Wednesday, September 6, 2023

US Gun Exports Behind Murder and Mayhem in Latin America

 

"U.S.-sourced guns were used to commit crimes in nearby countries approximately once every 31 minutes." Image and Quote Source

Richard Mellor

Afscme Local 444 retired

GED/HEO

9-6-23

 

The US is losing its global influence but is still the world’s dominant imperial power. And this power comes with incredible arrogance as the US sends emissaries to Africa to educate these poor Africans about democracy and how to prosper. He threatens them with sanctions if they don’t help the US in its proxy war with Russia fought by Ukranian people on Ukrainian soil.  And he has warned China, and only this week, the little dictator Kim Jong Un that they’ll pay the price if they sell Russia weapons.

 

Yet the US ruling class is the greatest purveyor of weapons of mass destruction on the planet that brings untold riches to it investors in the arms industry.

 

But that’s not all. The gangsters in Washington harangue their Mexican counterparts for not being tough on immigrants from that country to the US. These economic refugees are fleeing poverty and lack of opportunity due to a century and a half or more of interference in their economy and society through economic warfare as well as invasions, assassinations and so on. The US rogue state mocks the governments of the small former colonial nations of Central America, once trapped by colonial powers now trapped through economic domination by US imperialism. Like all colonial states, they were never able to develop in to democratic capitalist states in the epoch of Imperialism, that time has passed.

 

The drugs that flow in to the US from our southern borders are not our problem but the problem of others. But let’s consider that the during WW2, the US military kept out the aircraft of two of the world’s greatest military powers at the time, Japan and Germany yet we are supposed to accept that a few planes of cocaine are unstoppable.
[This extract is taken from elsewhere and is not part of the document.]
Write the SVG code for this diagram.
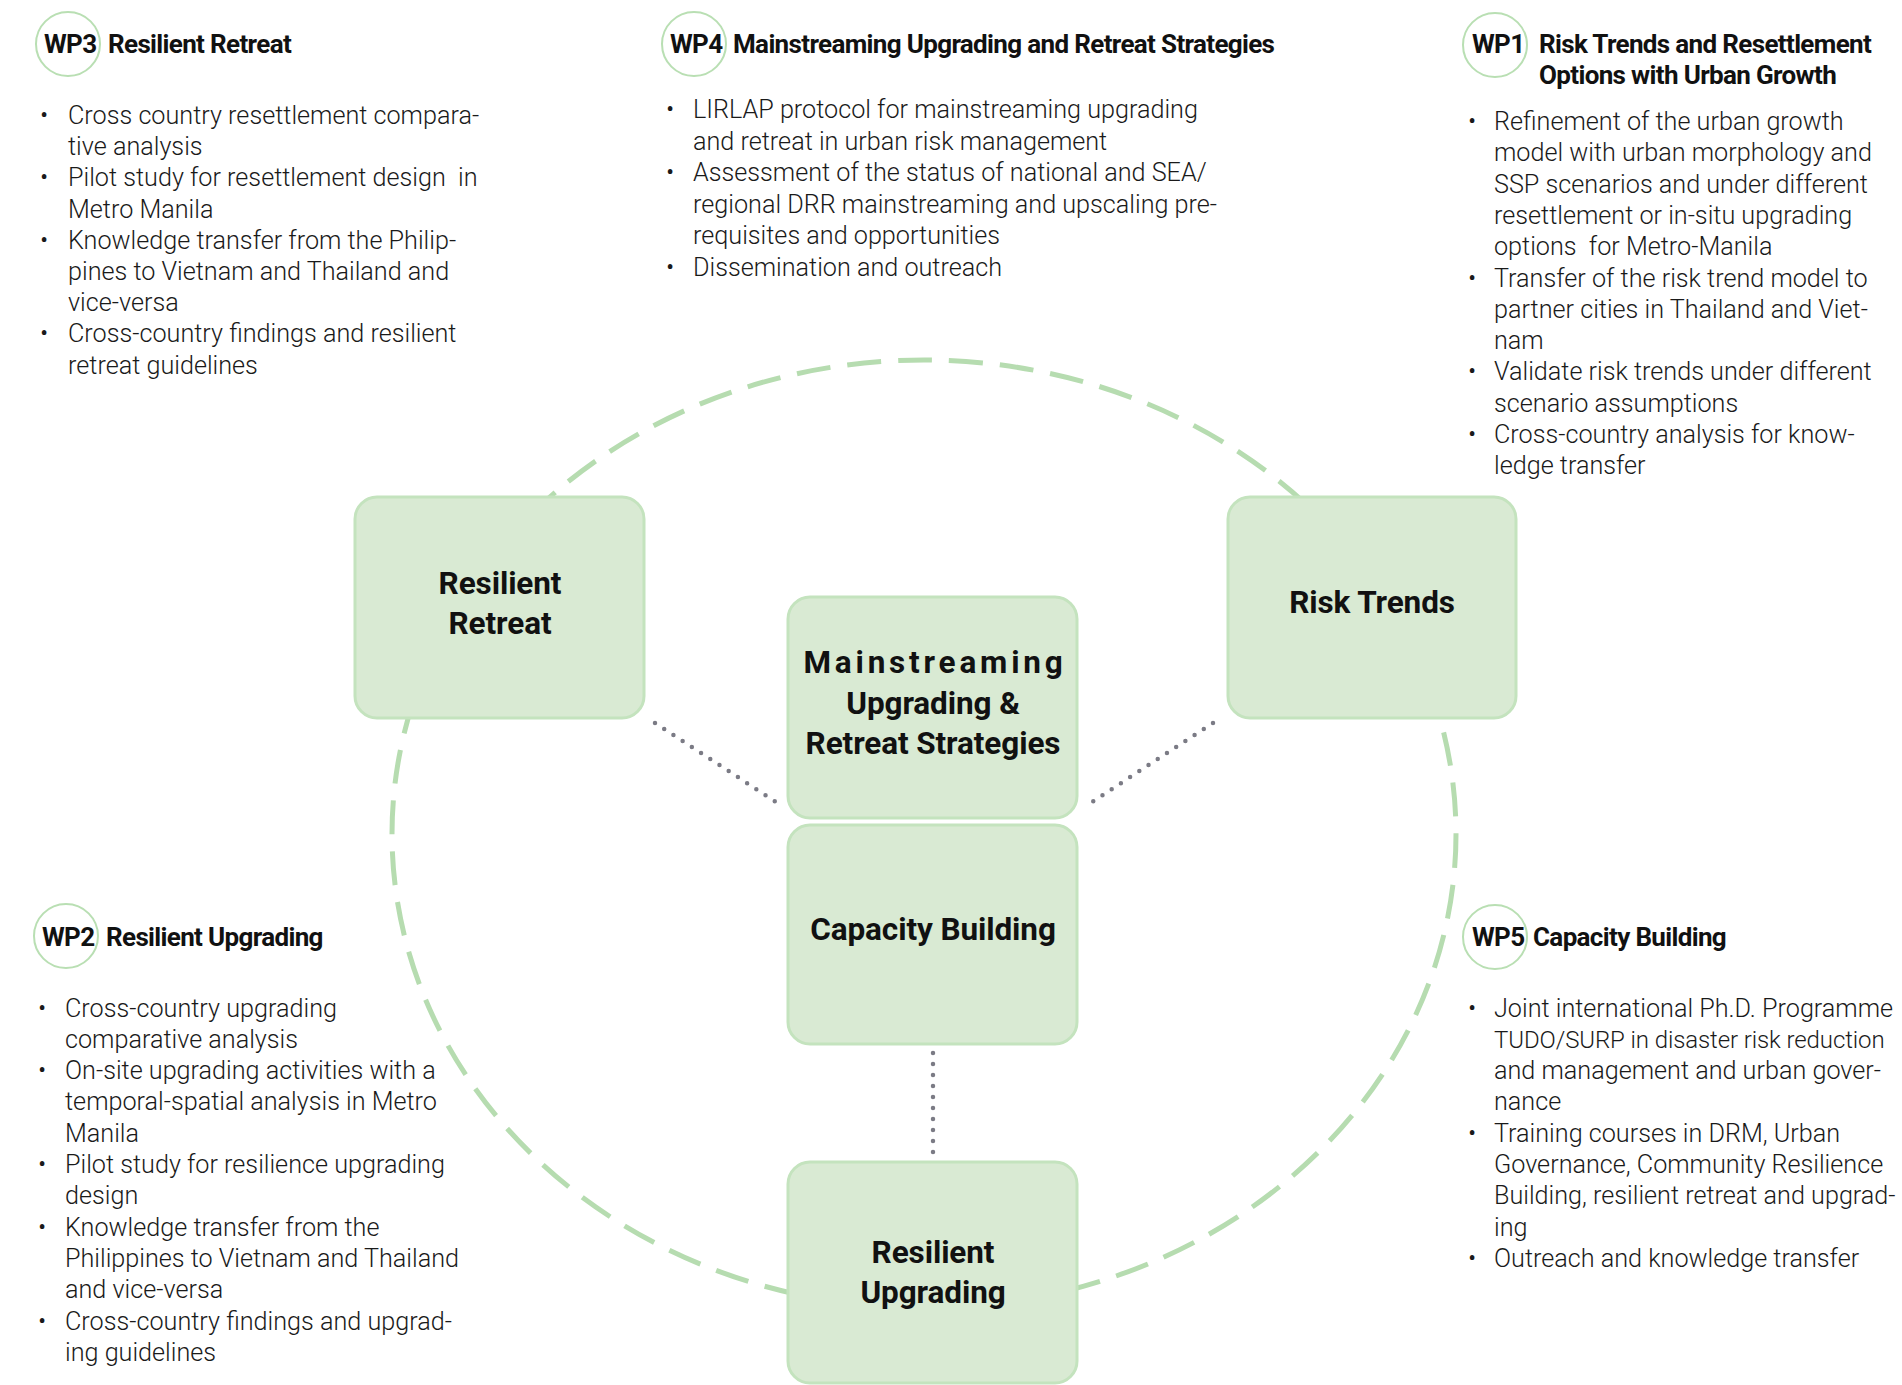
<svg xmlns="http://www.w3.org/2000/svg" width="1902" height="1385" viewBox="0 0 1902 1385">
<style>
.body{font-family:Roboto,"Liberation Sans",sans-serif;font-weight:300;font-size:25.2px;fill:#1a1a1a;white-space:pre}
.hdr{font-family:Roboto,"Liberation Sans",sans-serif;font-weight:700;font-size:26px;letter-spacing:-0.65px;fill:#111}
.lbl{font-family:Roboto,"Liberation Sans",sans-serif;font-weight:700;font-size:31.5px;letter-spacing:-0.1px;text-anchor:middle;fill:#111}
.box{fill:#d9ead3;stroke:#c4e3be;stroke-width:3}
.badge{fill:#fff;stroke:#b9dfb3;stroke-width:2}
.ring{fill:none;stroke:#b6dcb0;stroke-width:5;stroke-dasharray:34 17}
.dots{fill:none;stroke:#7b7b85;stroke-width:4.5;stroke-linecap:round;stroke-dasharray:0 11}
</style>
<rect width="1902" height="1385" fill="#fff"/>
<g id="connectors">
<ellipse class="ring" cx="924" cy="834" rx="532" ry="474"/>
<line class="dots" x1="655" y1="723" x2="776" y2="802"/>
<line class="dots" x1="1213" y1="723" x2="1092" y2="802"/>
<line class="dots" x1="933" y1="1053" x2="933" y2="1155"/>
</g>
<g id="node-retreat">
<rect class="box" x="355" y="497" width="289" height="221" rx="22"/>
<text class="lbl" x="500" y="594">Resilient</text>
<text class="lbl" x="500" y="634">Retreat</text>
</g>
<g id="node-risk">
<rect class="box" x="1228" y="497" width="288" height="221" rx="22"/>
<text class="lbl" x="1372" y="613">Risk Trends</text>
</g>
<g id="node-mainstreaming">
<rect class="box" x="788" y="597" width="289" height="221" rx="22"/>
<text class="lbl" x="935" y="673" style="letter-spacing:3.8px">Mainstreaming</text>
<text class="lbl" x="933" y="714">Upgrading &amp;</text>
<text class="lbl" x="933" y="754">Retreat Strategies</text>
</g>
<g id="node-capacity">
<rect class="box" x="788" y="825" width="289" height="219" rx="22"/>
<text class="lbl" x="933" y="940">Capacity Building</text>
</g>
<g id="node-upgrading">
<rect class="box" x="788" y="1162" width="289" height="221" rx="22"/>
<text class="lbl" x="933" y="1263">Resilient</text>
<text class="lbl" x="933" y="1303">Upgrading</text>
</g>
<g id="wp3">
<circle class="badge" cx="68" cy="44" r="32"/>
<text class="hdr" x="44" y="53">WP3</text>
<text class="hdr" x="108" y="53">Resilient Retreat</text>
<text class="body">
<tspan x="40" y="124">•</tspan><tspan x="68" y="124">Cross country resettlement compara-</tspan>
<tspan x="68" y="155.2">tive analysis</tspan>
<tspan x="40" y="186.4">•</tspan><tspan x="68" y="186.4">Pilot study for resettlement design  in</tspan>
<tspan x="68" y="217.6">Metro Manila</tspan>
<tspan x="40" y="248.8">•</tspan><tspan x="68" y="248.8">Knowledge transfer from the Philip-</tspan>
<tspan x="68" y="280">pines to Vietnam and Thailand and</tspan>
<tspan x="68" y="311.2">vice-versa</tspan>
<tspan x="40" y="342.4">•</tspan><tspan x="68" y="342.4">Cross-country findings and resilient</tspan>
<tspan x="68" y="373.6">retreat guidelines</tspan>
</text>
</g>
<g id="wp4">
<circle class="badge" cx="694" cy="44" r="32"/>
<text class="hdr" x="670" y="53">WP4</text>
<text class="hdr" x="733" y="53">Mainstreaming Upgrading and Retreat Strategies</text>
<text class="body">
<tspan x="666" y="118">•</tspan><tspan x="693" y="118">LIRLAP protocol for mainstreaming upgrading</tspan>
<tspan x="693" y="149.5">and retreat in urban risk management</tspan>
<tspan x="666" y="181">•</tspan><tspan x="693" y="181">Assessment of the status of national and SEA/</tspan>
<tspan x="693" y="212.5">regional DRR mainstreaming and upscaling pre-</tspan>
<tspan x="693" y="244">requisites and opportunities</tspan>
<tspan x="666" y="275.5">•</tspan><tspan x="693" y="275.5">Dissemination and outreach</tspan>
</text>
</g>
<g id="wp1">
<circle class="badge" cx="1495" cy="45" r="32"/>
<text class="hdr" x="1472" y="53">WP1</text>
<text class="hdr" x="1539" y="53">Risk Trends and Resettlement</text>
<text class="hdr" x="1539" y="84">Options with Urban Growth</text>
<text class="body">
<tspan x="1468" y="130">•</tspan><tspan x="1494" y="130">Refinement of the urban growth</tspan>
<tspan x="1494" y="161.3">model with urban morphology and</tspan>
<tspan x="1494" y="192.6">SSP scenarios and under different</tspan>
<tspan x="1494" y="223.9">resettlement or in-situ upgrading</tspan>
<tspan x="1494" y="255.2">options  for Metro-Manila</tspan>
<tspan x="1468" y="286.5">•</tspan><tspan x="1494" y="286.5">Transfer of the risk trend model to</tspan>
<tspan x="1494" y="317.8">partner cities in Thailand and Viet-</tspan>
<tspan x="1494" y="349.1">nam</tspan>
<tspan x="1468" y="380.4">•</tspan><tspan x="1494" y="380.4">Validate risk trends under different</tspan>
<tspan x="1494" y="411.7">scenario assumptions</tspan>
<tspan x="1468" y="443">•</tspan><tspan x="1494" y="443">Cross-country analysis for know-</tspan>
<tspan x="1494" y="474.3">ledge transfer</tspan>
</text>
</g>
<g id="wp2">
<circle class="badge" cx="66" cy="936" r="32"/>
<text class="hdr" x="42" y="946">WP2</text>
<text class="hdr" x="106" y="946">Resilient Upgrading</text>
<text class="body">
<tspan x="38" y="1016.5">•</tspan><tspan x="65" y="1016.5">Cross-country upgrading</tspan>
<tspan x="65" y="1047.8">comparative analysis</tspan>
<tspan x="38" y="1079.1">•</tspan><tspan x="65" y="1079.1">On-site upgrading activities with a</tspan>
<tspan x="65" y="1110.4">temporal-spatial analysis in Metro</tspan>
<tspan x="65" y="1141.7">Manila</tspan>
<tspan x="38" y="1173">•</tspan><tspan x="65" y="1173">Pilot study for resilience upgrading</tspan>
<tspan x="65" y="1204.3">design</tspan>
<tspan x="38" y="1235.6">•</tspan><tspan x="65" y="1235.6">Knowledge transfer from the</tspan>
<tspan x="65" y="1266.9">Philippines to Vietnam and Thailand</tspan>
<tspan x="65" y="1298.2">and vice-versa</tspan>
<tspan x="38" y="1329.5">•</tspan><tspan x="65" y="1329.5">Cross-country findings and upgrad-</tspan>
<tspan x="65" y="1360.8">ing guidelines</tspan>
</text>
</g>
<g id="wp5">
<circle class="badge" cx="1495" cy="937" r="32"/>
<text class="hdr" x="1472" y="946">WP5</text>
<text class="hdr" x="1533" y="946">Capacity Building</text>
<text class="body">
<tspan x="1468" y="1016.5">•</tspan><tspan x="1494" y="1016.5">Joint international Ph.D. Programme</tspan>
<tspan x="1494" y="1079.1">and management and urban gover-</tspan>
<tspan x="1494" y="1110.4">nance</tspan>
<tspan x="1468" y="1141.7">•</tspan><tspan x="1494" y="1141.7">Training courses in DRM, Urban</tspan>
<tspan x="1494" y="1173">Governance, Community Resilience</tspan>
<tspan x="1494" y="1204.3">Building, resilient retreat and upgrad-</tspan>
<tspan x="1494" y="1235.6">ing</tspan>
<tspan x="1468" y="1266.9">•</tspan><tspan x="1494" y="1266.9">Outreach and knowledge transfer</tspan>
</text>
<text class="body" x="1494" y="1047.8" style="font-size:24px;letter-spacing:-0.1px">TUDO/SURP in disaster risk reduction</text>
</g>
</svg>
There’s more to this than meets the eye.

 

The gangs of El Salvador and the cartels of Mexico who are notorious for mass killings and executions of rivals and community activists are grateful for US firearms. The US arms industry leads the way in supplying guns to governments in these nations that more often than not end up in the hands of drug dealers and gangsters.

 

Michael Bloomberg’s article in BusinessWeek, the magazine he owns, points out that the situation has worsened since the sexual predator Trump took the licensing process for gun exports from the Department of State, and handed it over to the Commerce Department in 2020. Now, the word “commerce” lets us know what that department facilitates----you’ve got it---- “commerce” the dictionary definition of commerce being, “the activity of buying and selling, especially on a large scale”. So we shouldn’t be surprised at this development.

 

Since 2016, BW reports, US exports of semiautomatic firearms have more than doubled. In Guatemala, a country whose democratic government the US rogue state overthrew in 1953, exports to that country are five times higher than in the first decade of this century and have doubled in the last two years. It’s no wonder the National Rifle Association referred to the shift of the licensing process to the Commerce Department as, “among the most important pro-gun initiatives by the Trump Administration to date”. I would hazard a guess that more Mexicans and Central Americans die through the US export and pushing of firearms on them than US Americans do from Cocaine.

 

Michael Bloomberg is the country’s 12th richest man and Business Week is a Democratic leaning publication. Bloomberg ran for president in 2016 for a minute, spent about $6 million I think. Here he is calling on his friend Joe Biden to stop the flow of weapons that are fueling drug and gang warfare as well as social instability in general.

 

However, as the article points out, “Instead of hitting the brakes, on exports to troubled nations, department officials have been greasing the wheels. Aggressively recruiting foreign buyers and connecting them with US manufacturers.”

 

Apparently a US Commerce Department report stated that demand for guns due to political instability in these countries as well as gang violence and drug trafficking is a “unique opportunity”. Wars of all types are a good opportunity for profits, and the reader should not be surprised at such a callous, ignorant statement. What else should a commerce department do?

 

“…countries across Central America and far beyond are suffering from and influx of US guns.” the article points out. As far as I can gather, Michael Bloomberg is an ardent Zionist and I’m sure not too disturbed by the massive amounts of weaponry the US taxpayers sends to his friends over there so he won’t be complaining about that.